HERTLING: I don't believe so, Wolf. This was a - but it was certainly a psychological victory for the Taliban, getting into what is the fourth largest city of northern Afghanistan, Kunduz, about the size of the city of Cincinnati. So you're not talking about a small village here. And there had been contention in that area. ISAF (ph) has been watching Kunduz very closely. It's in the north. It's bumped up against Uzbekistan and Tajikistan, so it is not on the Pakistani border. They're not flowing the forces back and forth. This was an area that at one time was secure. So this came as a surprise and in a very tough time for the Afghan government and it certainly puts General Campbell in a - in a bad situation as he's preparing to come back to the United States in a couple of weeks to testify to Congress in terms of what's next in Afghanistan.
BLITZER: Yes, because the U.S. has been there, as you know, for more than a decade training the Afghan military and police. $60 billion in U.S. taxpayer money. There's still about 9,800 U.S. troops in Afghanistan. But this is going to raise lots of question. Whether all of that money, all of that effort, all of those U.S. lives that have been lost, those U.S. troops who have come home injured severely, whether or not this was a waste?
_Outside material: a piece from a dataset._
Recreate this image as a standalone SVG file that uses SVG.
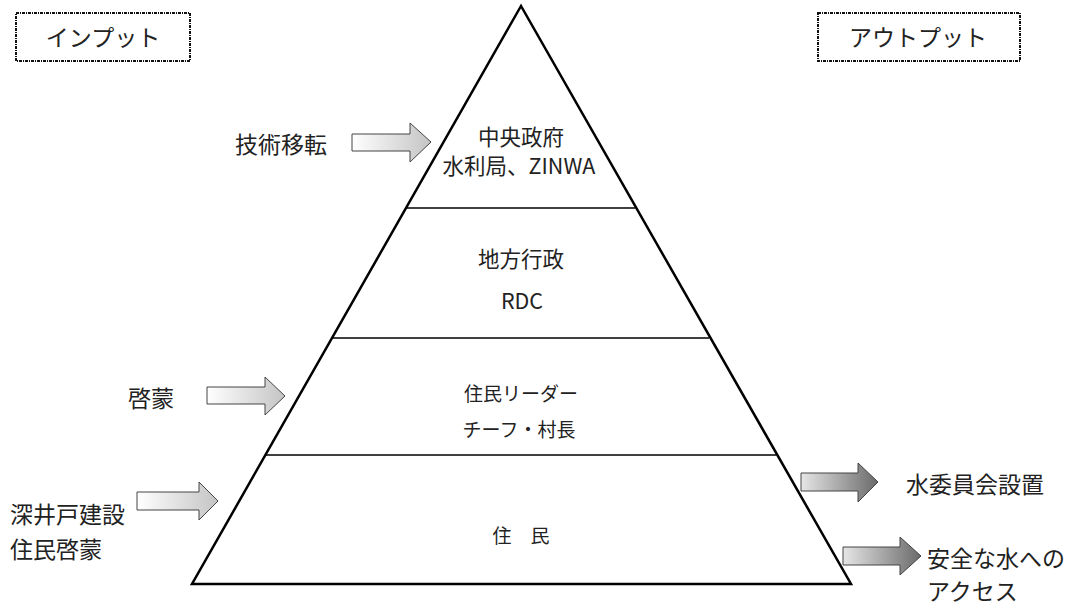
<svg xmlns="http://www.w3.org/2000/svg" width="1081" height="605" viewBox="0 0 1081 605">
<style>
text{font-family:"Noto Sans CJK JP","Noto Sans",sans-serif;font-size:23px;fill:#222;dominant-baseline:central;}
.c{text-anchor:middle;}
.p1{font-size:21.5px;}
.p3{font-size:19px;}
.box{fill:#fff;stroke:#111;stroke-width:2;stroke-dasharray:3 1 1 1;}
.tri{fill:#fff;stroke:#000;stroke-width:2.5;stroke-linejoin:miter;}
.sep{stroke:#000;stroke-width:1.3;}
.ain{fill:url(#gin);stroke:#444;stroke-width:1;}
.aout{fill:url(#gout);stroke:#444;stroke-width:1;}
</style>
<defs>
<linearGradient id="gin" x1="0" y1="0" x2="1" y2="0">
<stop offset="0" stop-color="#ffffff"/><stop offset="1" stop-color="#c4c4c4"/>
</linearGradient>
<linearGradient id="gout" x1="0" y1="0" x2="1" y2="0">
<stop offset="0" stop-color="#e6e6e6"/><stop offset="1" stop-color="#6a6a6a"/>
</linearGradient>
</defs>
<g id="pyramid">
<polygon class="tri" points="521,6 192,584 851,584"/>
<line class="sep" x1="407" y1="208" x2="635" y2="208"/>
<line class="sep" x1="333" y1="338" x2="709" y2="338"/>
<line class="sep" x1="266" y1="455" x2="776" y2="455"/>
</g>
<g id="input-box">
<rect class="box" x="16" y="13" width="174" height="48"/>
<text class="c" x="103" y="36" font-size="22">インプット</text>
</g>
<g id="output-box">
<rect class="box" x="818" y="13" width="202" height="48"/>
<text class="c" x="918" y="36" font-size="22">アウトプット</text>
</g>
<g id="level1">
<text class="c p1" x="521" y="135">中央政府</text>
<text class="c p1" x="519" y="164">水利局、ZINWA</text>
</g>
<g id="level2">
<text class="c p1" x="521" y="257">地方行政</text>
<text class="c p1" x="522" y="299">RDC</text>
</g>
<g id="level3">
<text class="c p3" x="521" y="392">住民リーダー</text>
<text class="c p3" x="519" y="428">チーフ・村長</text>
</g>
<g id="level4">
<text class="c p3" x="521" y="534">住　民</text>
</g>
<g id="connectors">
<polygon class="ain" points="352,134 410,134 410,123 431,142 410,162 410,151 352,151"/>
<polygon class="ain" points="207,387 265,387 265,377 285,396 265,415 265,404 207,404"/>
<polygon class="ain" points="137,492 199,492 199,482 218,501 199,520 199,510 137,510"/>
<polygon class="aout" points="801,473 858,473 858,463 878,482 858,502 858,491 801,491"/>
<polygon class="aout" points="843,547 900,547 900,537 921,556 900,575 900,565 843,565"/>
</g>
<g id="labels">
<text x="235" y="143">技術移転</text>
<text x="128" y="397">啓蒙</text>
<text x="10" y="513">深井戸建設</text>
<text x="10" y="548">住民啓蒙</text>
<text x="906" y="483">水委員会設置</text>
<text x="927" y="557">安全な水への</text>
<text x="927" y="590">アクセス</text>
</g>
</svg>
HERTLING: Yes, you know, Wolf, I was in Kunduz a few years ago. The Germans were there providing security as part of the NATO force. And they had it pretty well under control. I think there has been a pretty good future for the Afghan security forces across the board, but they are still in their infancy. They still need a lot of help. The air power is helping them, but there are very few NATO forces in Kunduz itself right now. Most of them, as well as some special operators and some aviation assets, are about 20 kilometers to the west in Nasser Sharif. So as the NATO forces, as ISAF (ph) has been drawing down, you know, the Afghan security forces have been building up, but they are not to the point where they can take -
[13:30:09] BLITZER: Unfortunately we just lost our connection with General Hertling, but we were wrapping it up, in any case.